> [STATED PROBLEM]: Below are entries. Give back exactly the lines from the one containing "Clone this diagram in TikZ." through the one containing "(hpes) at (434,159)", inclusive, without the pictures.

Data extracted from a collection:
..........

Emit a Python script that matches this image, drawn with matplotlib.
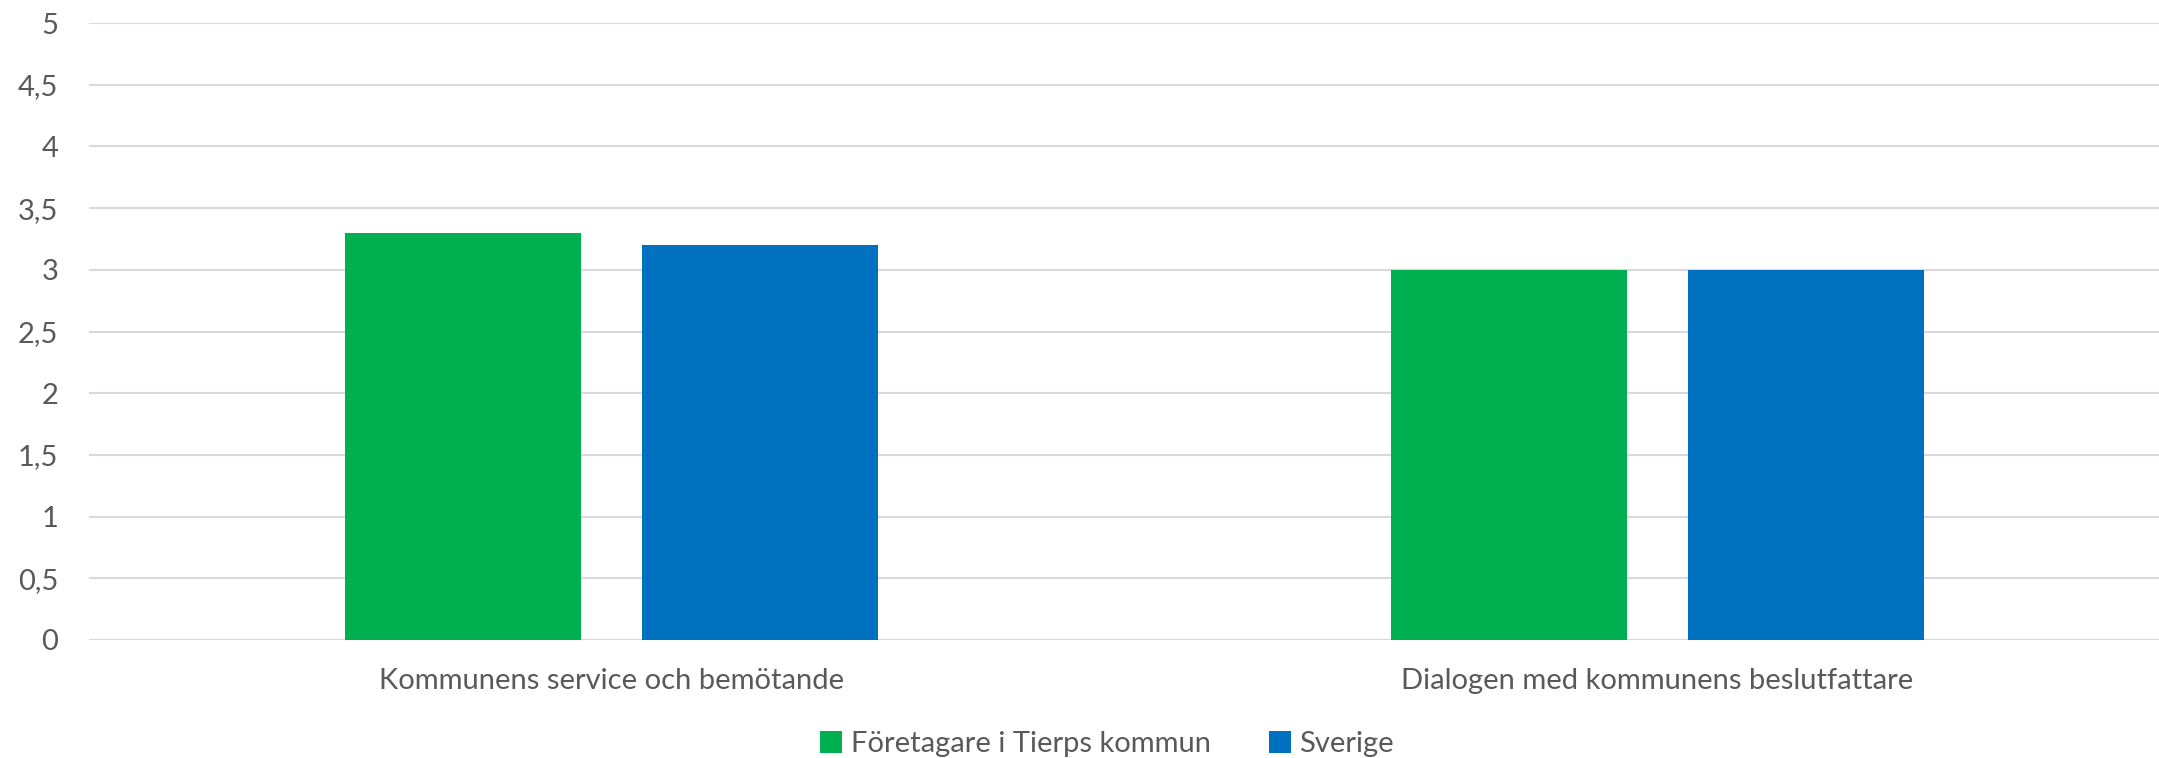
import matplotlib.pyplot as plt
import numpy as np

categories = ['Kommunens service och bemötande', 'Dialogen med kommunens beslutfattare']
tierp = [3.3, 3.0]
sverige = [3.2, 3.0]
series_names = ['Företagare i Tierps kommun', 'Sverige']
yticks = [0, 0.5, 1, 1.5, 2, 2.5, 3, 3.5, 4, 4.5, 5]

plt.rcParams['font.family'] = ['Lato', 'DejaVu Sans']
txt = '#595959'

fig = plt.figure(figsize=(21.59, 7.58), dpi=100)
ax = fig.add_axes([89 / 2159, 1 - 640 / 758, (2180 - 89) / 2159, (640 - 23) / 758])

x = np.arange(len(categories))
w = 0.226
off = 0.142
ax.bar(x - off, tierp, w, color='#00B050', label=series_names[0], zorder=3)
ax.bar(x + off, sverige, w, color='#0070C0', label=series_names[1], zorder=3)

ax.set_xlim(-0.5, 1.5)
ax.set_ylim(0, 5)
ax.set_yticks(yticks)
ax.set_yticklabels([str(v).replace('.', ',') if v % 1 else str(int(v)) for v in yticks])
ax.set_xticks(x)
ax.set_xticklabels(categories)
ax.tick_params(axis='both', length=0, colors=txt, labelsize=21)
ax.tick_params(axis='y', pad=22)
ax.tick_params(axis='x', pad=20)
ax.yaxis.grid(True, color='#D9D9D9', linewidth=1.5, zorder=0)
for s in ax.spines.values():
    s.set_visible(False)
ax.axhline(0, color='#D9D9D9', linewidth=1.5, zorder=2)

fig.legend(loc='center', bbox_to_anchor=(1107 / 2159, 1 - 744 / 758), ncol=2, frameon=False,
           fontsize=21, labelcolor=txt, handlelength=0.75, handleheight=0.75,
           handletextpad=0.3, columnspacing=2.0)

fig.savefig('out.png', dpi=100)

..........

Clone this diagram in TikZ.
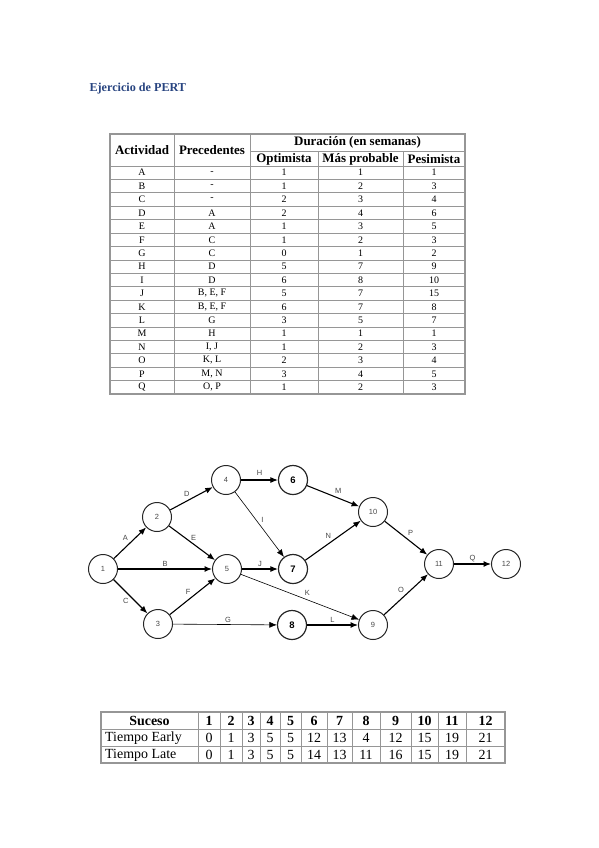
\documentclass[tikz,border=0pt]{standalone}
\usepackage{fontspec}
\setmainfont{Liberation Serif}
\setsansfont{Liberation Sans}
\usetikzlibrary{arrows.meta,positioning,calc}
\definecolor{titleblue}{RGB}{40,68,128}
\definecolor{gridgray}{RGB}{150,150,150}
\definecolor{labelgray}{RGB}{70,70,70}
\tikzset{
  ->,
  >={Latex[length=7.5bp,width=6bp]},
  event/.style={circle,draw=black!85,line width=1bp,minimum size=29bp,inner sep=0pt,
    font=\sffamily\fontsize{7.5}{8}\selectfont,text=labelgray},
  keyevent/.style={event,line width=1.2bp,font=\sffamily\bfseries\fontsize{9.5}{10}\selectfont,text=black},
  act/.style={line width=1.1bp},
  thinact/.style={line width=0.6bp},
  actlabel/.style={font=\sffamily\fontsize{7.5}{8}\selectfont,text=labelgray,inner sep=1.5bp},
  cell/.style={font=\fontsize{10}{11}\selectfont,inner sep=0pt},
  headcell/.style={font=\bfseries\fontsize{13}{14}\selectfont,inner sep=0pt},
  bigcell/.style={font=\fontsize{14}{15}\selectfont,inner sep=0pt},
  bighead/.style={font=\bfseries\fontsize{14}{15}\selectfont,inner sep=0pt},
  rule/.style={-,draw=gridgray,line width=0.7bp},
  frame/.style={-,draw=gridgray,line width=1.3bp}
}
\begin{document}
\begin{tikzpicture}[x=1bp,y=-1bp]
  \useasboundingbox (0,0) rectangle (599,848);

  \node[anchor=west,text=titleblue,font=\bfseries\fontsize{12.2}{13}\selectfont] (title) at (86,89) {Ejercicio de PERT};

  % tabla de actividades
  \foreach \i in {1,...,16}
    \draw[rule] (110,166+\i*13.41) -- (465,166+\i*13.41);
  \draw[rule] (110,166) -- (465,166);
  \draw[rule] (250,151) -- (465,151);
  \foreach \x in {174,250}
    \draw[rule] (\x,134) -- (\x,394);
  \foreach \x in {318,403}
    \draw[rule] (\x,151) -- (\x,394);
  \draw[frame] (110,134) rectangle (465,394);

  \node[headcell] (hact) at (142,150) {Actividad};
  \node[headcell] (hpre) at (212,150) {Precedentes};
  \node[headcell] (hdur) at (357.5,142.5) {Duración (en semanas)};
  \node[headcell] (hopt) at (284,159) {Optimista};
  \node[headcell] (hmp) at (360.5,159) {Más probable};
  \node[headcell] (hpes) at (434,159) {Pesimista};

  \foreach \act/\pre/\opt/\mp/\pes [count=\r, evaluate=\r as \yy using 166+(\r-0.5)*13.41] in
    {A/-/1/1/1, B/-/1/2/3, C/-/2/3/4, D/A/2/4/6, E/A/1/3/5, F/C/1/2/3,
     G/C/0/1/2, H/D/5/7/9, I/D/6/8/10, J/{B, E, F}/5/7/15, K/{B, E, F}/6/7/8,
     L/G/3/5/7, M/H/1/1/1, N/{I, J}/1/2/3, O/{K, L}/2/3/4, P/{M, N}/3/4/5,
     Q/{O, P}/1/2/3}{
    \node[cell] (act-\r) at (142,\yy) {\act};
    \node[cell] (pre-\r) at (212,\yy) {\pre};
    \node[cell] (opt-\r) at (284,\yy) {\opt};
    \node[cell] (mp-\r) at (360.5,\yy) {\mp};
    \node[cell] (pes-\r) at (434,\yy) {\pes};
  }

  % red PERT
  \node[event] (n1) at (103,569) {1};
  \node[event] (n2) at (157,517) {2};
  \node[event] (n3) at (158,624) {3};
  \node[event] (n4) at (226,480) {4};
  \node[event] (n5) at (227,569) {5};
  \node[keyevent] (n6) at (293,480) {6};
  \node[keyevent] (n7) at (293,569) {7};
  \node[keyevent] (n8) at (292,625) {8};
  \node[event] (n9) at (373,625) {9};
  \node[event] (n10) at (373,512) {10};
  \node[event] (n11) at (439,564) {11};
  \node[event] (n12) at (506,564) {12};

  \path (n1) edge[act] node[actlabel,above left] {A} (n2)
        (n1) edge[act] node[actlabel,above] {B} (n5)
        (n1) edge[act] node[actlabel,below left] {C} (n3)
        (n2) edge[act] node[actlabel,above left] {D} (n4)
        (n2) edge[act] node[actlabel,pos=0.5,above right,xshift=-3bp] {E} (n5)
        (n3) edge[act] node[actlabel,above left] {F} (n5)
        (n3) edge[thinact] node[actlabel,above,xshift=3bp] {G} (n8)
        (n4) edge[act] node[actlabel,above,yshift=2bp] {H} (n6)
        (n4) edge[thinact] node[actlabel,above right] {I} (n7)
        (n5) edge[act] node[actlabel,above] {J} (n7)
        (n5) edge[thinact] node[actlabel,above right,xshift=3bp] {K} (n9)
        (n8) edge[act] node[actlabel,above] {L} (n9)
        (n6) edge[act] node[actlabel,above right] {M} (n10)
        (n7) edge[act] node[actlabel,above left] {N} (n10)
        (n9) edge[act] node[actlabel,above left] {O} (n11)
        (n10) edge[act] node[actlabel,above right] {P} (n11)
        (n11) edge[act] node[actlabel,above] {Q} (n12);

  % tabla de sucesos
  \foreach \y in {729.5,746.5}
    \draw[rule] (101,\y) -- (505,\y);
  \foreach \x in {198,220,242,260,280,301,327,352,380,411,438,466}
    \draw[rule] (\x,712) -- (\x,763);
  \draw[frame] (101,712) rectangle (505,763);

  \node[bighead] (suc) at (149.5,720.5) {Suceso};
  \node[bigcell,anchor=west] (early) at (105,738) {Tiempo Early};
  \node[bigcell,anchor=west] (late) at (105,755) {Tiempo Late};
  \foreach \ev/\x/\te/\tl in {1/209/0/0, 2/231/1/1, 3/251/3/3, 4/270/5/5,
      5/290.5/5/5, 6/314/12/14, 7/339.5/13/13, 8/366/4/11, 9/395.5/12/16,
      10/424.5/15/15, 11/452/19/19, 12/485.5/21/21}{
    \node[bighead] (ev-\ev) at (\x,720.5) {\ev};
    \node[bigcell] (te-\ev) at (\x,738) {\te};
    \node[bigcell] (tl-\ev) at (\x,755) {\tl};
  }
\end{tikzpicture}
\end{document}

..........

> [REPLY TO THE EXERCISE]:
Clone this diagram in TikZ.
\documentclass[tikz,border=0pt]{standalone}
\usepackage{fontspec}
\setmainfont{Liberation Serif}
\setsansfont{Liberation Sans}
\usetikzlibrary{arrows.meta,positioning,calc}
\definecolor{titleblue}{RGB}{40,68,128}
\definecolor{gridgray}{RGB}{150,150,150}
\definecolor{labelgray}{RGB}{70,70,70}
\tikzset{
  ->,
  >={Latex[length=7.5bp,width=6bp]},
  event/.style={circle,draw=black!85,line width=1bp,minimum size=29bp,inner sep=0pt,
    font=\sffamily\fontsize{7.5}{8}\selectfont,text=labelgray},
  keyevent/.style={event,line width=1.2bp,font=\sffamily\bfseries\fontsize{9.5}{10}\selectfont,text=black},
  act/.style={line width=1.1bp},
  thinact/.style={line width=0.6bp},
  actlabel/.style={font=\sffamily\fontsize{7.5}{8}\selectfont,text=labelgray,inner sep=1.5bp},
  cell/.style={font=\fontsize{10}{11}\selectfont,inner sep=0pt},
  headcell/.style={font=\bfseries\fontsize{13}{14}\selectfont,inner sep=0pt},
  bigcell/.style={font=\fontsize{14}{15}\selectfont,inner sep=0pt},
  bighead/.style={font=\bfseries\fontsize{14}{15}\selectfont,inner sep=0pt},
  rule/.style={-,draw=gridgray,line width=0.7bp},
  frame/.style={-,draw=gridgray,line width=1.3bp}
}
\begin{document}
\begin{tikzpicture}[x=1bp,y=-1bp]
  \useasboundingbox (0,0) rectangle (599,848);

  \node[anchor=west,text=titleblue,font=\bfseries\fontsize{12.2}{13}\selectfont] (title) at (86,89) {Ejercicio de PERT};

  % tabla de actividades
  \foreach \i in {1,...,16}
    \draw[rule] (110,166+\i*13.41) -- (465,166+\i*13.41);
  \draw[rule] (110,166) -- (465,166);
  \draw[rule] (250,151) -- (465,151);
  \foreach \x in {174,250}
    \draw[rule] (\x,134) -- (\x,394);
  \foreach \x in {318,403}
    \draw[rule] (\x,151) -- (\x,394);
  \draw[frame] (110,134) rectangle (465,394);

  \node[headcell] (hact) at (142,150) {Actividad};
  \node[headcell] (hpre) at (212,150) {Precedentes};
  \node[headcell] (hdur) at (357.5,142.5) {Duración (en semanas)};
  \node[headcell] (hopt) at (284,159) {Optimista};
  \node[headcell] (hmp) at (360.5,159) {Más probable};
  \node[headcell] (hpes) at (434,159) {Pesimista};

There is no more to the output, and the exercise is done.